Almost Famous (2000)
Early on in Almost Famous, Mrs. Miller’s hard-nosed mothering is hard to read; however, when she lays down natural selection to a presumptuous Billy Crudup, you can’t help but marvel. She doesn’t just protect her 15-year-old son, a rising celebrity music journalist; she extends the stern rules to his possible bad influence. Even a rock star can become a “person of substance,” if properly guided. Lioness mothers don’t typically quote Goethe, which is only a tiny part of why this one is so memorable.
Serial Mom (1994)
In her defense: She just wanted to keep order. It’s crucial, after all, that fashion rules (no white after Labor Day!) are upheld, and pesky neighbors are dealt with accordingly (Mrs. Jensen deserved to be clubbed like a seal with that leg of lamb). This Martha Stewart of Murder is part homemaker, part Waters-Guttersnipe-Baltimorean. Her kids were ideal, and she was too — until a parent teacher conference gone wrong sent her perfectly coiffed suburban existence into a life of celebreality violence.

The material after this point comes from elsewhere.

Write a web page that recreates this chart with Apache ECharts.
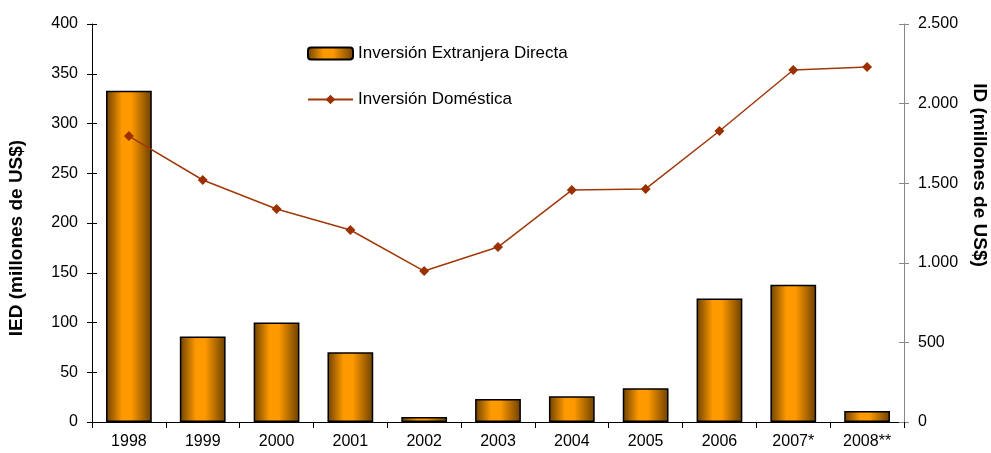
<!DOCTYPE html>
<html>
<head>
<meta charset="utf-8">
<script src="https://cdn.jsdelivr.net/npm/echarts@6/dist/echarts.min.js"></script>
<style>
  html, body { margin: 0; padding: 0; background: #fff; }
  #chart { width: 991px; height: 453px; }
</style>
</head>
<body>
<div id="chart"></div>
<script>
var years = ['1998', '1999', '2000', '2001', '2002', '2003', '2004', '2005', '2006', '2007*', '2008**']
var ied = [333, 86, 100, 70, 5, 23, 26, 34, 124, 138, 11]
var idom = [1796, 1520, 1338, 1206, 948, 1099, 1457, 1464, 1828, 2211, 2230]

var font = 'Liberation Sans, Arial, sans-serif'

var barFill = new echarts.graphic.LinearGradient(0, 0, 1, 0, [
  { offset: 0, color: '#6b4000' },
  { offset: 0.35, color: '#ff9900' },
  { offset: 0.55, color: '#ff9900' },
  { offset: 1, color: '#6b4000' }
])

function thousands(v) {
  return String(v).replace(/\B(?=(\d{3})+(?!\d))/g, '.')
}

var chart = echarts.init(document.getElementById('chart'))
chart.setOption({
  animation: false,
  grid: { left: 92, right: 87, top: 24, bottom: 31, containLabel: false, outerBoundsMode: 'none' },
  legend: {
    orient: 'vertical',
    left: 302,
    top: 40,
    itemGap: 29,
    itemWidth: 45,
    itemHeight: 12,
    textStyle: { fontFamily: font, fontSize: 17, color: '#000' },
    data: [
      { name: 'Inversión Extranjera Directa' },
      { name: 'Inversión Doméstica' }
    ]
  },
  xAxis: {
    type: 'category',
    data: years,
    axisLine: { lineStyle: { color: '#000', width: 1 } },
    axisTick: { show: true, length: 6, lineStyle: { color: '#000' } },
    axisLabel: { fontFamily: font, fontSize: 16, color: '#000', margin: 12 }
  },
  yAxis: [
    {
      type: 'value',
      min: 0,
      max: 400,
      interval: 50,
      name: 'IED (millones de US$)',
      nameLocation: 'middle',
      nameGap: 66,
      nameTextStyle: {
        fontFamily: font, fontSize: 19, fontWeight: 'bold', color: '#000',
        padding: [0, 30, 0, 0]
      },
      axisLine: { show: true, lineStyle: { color: '#000' } },
      axisTick: { show: true, length: 5, lineStyle: { color: '#000' } },
      axisLabel: { fontFamily: font, fontSize: 16, color: '#000', margin: 14 },
      splitLine: { show: false }
    },
    {
      type: 'value',
      min: 0,
      max: 2500,
      interval: 500,
      position: 'right',
      name: 'ID (millones de US$)',
      nameLocation: 'middle',
      nameGap: 66,
      nameRotate: -90,
      nameTextStyle: {
        fontFamily: font, fontSize: 19, fontWeight: 'bold', color: '#000',
        padding: [0, 96, 0, 0]
      },
      axisLine: { show: true, lineStyle: { color: '#888' } },
      axisTick: { show: true, length: 5, lineStyle: { color: '#888' } },
      axisLabel: { fontFamily: font, fontSize: 16, color: '#000', margin: 14, formatter: thousands },
      splitLine: { show: false }
    },
    {
      // inner half of the crossing ticks on the left axis
      type: 'value',
      min: 0,
      max: 400,
      interval: 50,
      position: 'left',
      axisLine: { show: false },
      axisTick: { show: true, inside: true, length: 5, lineStyle: { color: '#000' } },
      axisLabel: { show: false },
      splitLine: { show: false }
    },
    {
      // inner half of the crossing ticks on the right axis
      type: 'value',
      min: 0,
      max: 2500,
      interval: 500,
      position: 'right',
      axisLine: { show: false },
      axisTick: { show: true, inside: true, length: 5, lineStyle: { color: '#888' } },
      axisLabel: { show: false },
      splitLine: { show: false }
    }
  ],
  series: [
    {
      name: 'Inversión Extranjera Directa',
      type: 'bar',
      yAxisIndex: 0,
      barWidth: '62%',
      data: ied,
      itemStyle: { color: barFill, borderColor: '#000', borderWidth: 1.5 }
    },
    {
      name: 'Inversión Doméstica',
      type: 'line',
      yAxisIndex: 1,
      data: idom,
      symbol: 'diamond',
      symbolSize: 10,
      lineStyle: { color: '#a0390a', width: 1.5 },
      itemStyle: { color: '#9c3000' }
    }
  ]
})
</script>
</body>
</html>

Like Birdie said: “You know, Mrs. Sutphin, you’re bigger than Freddy and Jason now, except that you’re real.”
GOOD MOM BAD MOM To be determined
Okay, so her dialogue during the first third of the film drifts perilously close to the brink of the stilted, see-how-hip-we-are patois traditionally favored by screenwriters putting words in the mouth of “real” teens — but Diablo Cody’s script quickly redeems itself, giving Ellen Page the rare opportunity to play a pregnant teenager whose journey to delivery avoids all the stereotypical Afterschool Special plot devices that Hollywood can’t seem to live without. In fact, Juno’s decision to give the baby up for adoption is one of the least dramatic decisions she makes during the course of the film; it takes her no time at all to decide that she is, in her own words, “ill-equipped” to give her progeny the life she wants for it. If that isn’t motherly love, folks, what is?
Mrs. Robinson didn’t just personify the cringe-inducing ideal of the sexually aggressive mom, she was the original cougar, hunting for prey her daughter’s age. She was sultry, “mature,” had some righteous lingerie — and then refused to share her lover with her daughter. Does this make her a bad mother? Technically, loverboy Ben (Dustin Hoffman) had little association with Elaine (Katharine Ross) prior to his affair with her
mom. It’s not as if she actively seduced her kid’s buddy — that was the work of the first-ever MILF, Stifler’s mom (Jennifer Coolidge in American Pie). She did more than contribute a new category to porn. She was unabashed (on the pool table!), indiscreet, and unlike Mrs. Robinson, unwed. Then again, it’s not like she would ever stand in the way if her son ever wanted to get it together with Finch.